With regard to the driver, can you download the latest catalyst driver (http://support.amd.com/us/gpudownload/windows/Pages/radeonaiw_vista64.aspx) and try to install it. The driver package is generic. You can also try preview version of the driver which doesn't do device ID check.
If possible, can you please share your executable so we can verify the zero copy timestamps problem.
Here's the link to submit your program
First of all, thanks a lot for the link to correct driver package. Now I have Cat 12.8 on C-60 netbook to try.
I will play a little with new driver to estimate changes in performance and then will re-do profiler runs. If strange results will be here still, then will try SDK sample and send binary for your investigation. Will report later.
Unfortunately, can't say anything good about Catalyst 12.8 so far...
With free CPU cores overall performance stayed the same as with Catalyst 11.12, but with busy CPU cores performance became even worse than before... It's long standing issue with recent catalyst drivers: when CPU cores busy, even with idle-priority precesses, GPU usage drops erratically and strong. App execution times increase considerably, even if app CPU priority rised to above normal.
But on C-60 with Cat 11.12 I saw big decrease in consumed CPU time on busy CPU. This compensated GPU performance drop ( cause another app used more CPU time for good cause). With Catalyst 12.8 overall performance on busy CPU drops still, but there is no drop in CPU consumption, CPU consumption remains very high, almost whole CPU core remains occupied (for GPU app!!!).
To illustrate this I post performance picture for my app (along X axis some parameter that increase kernel some kernel domain size inside app). Look how increase Elapsed and CPU times after switching to Catalyst 12.8. The same app binary used for all tests...
Well, I tried under Catalyst 12.8, no good...
1. APP Profiler shows correct flags now, both read and write (look picture).

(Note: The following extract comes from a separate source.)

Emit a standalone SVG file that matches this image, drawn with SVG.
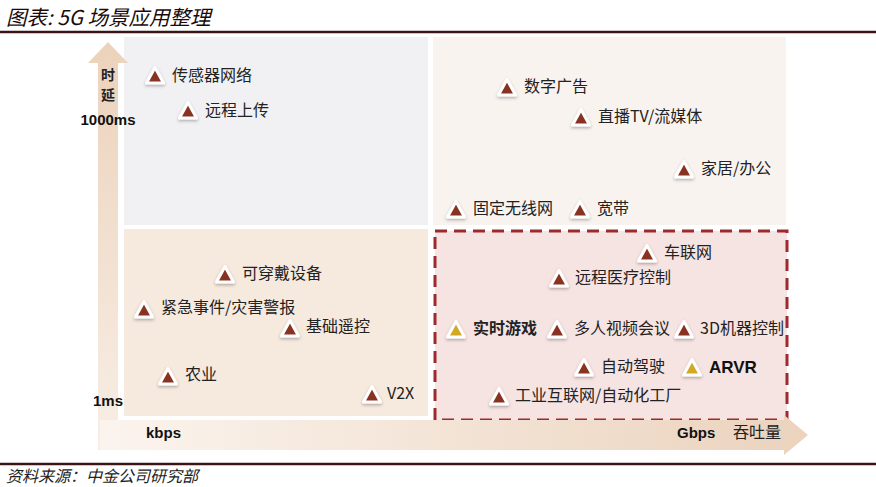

2. But incorrect timings still here. Look on picture, line at bottom describes selected map operation.
One can see it's true zero copy one (as I expected it should be). But what time it has?: ~10 milliseconds
Too long for zero copy, right... So, I thins this part of APP Profiler requires improvement too. Data is unreliable. Together with unreliable time stamps for kernels executed in different queues I'm afraid, it makes whole picture too unreliable to base any performance investigations on it . Hope this will be vastly improved in next releases.
For now I will send binary along with input data to you via tour link and will try SDK sample.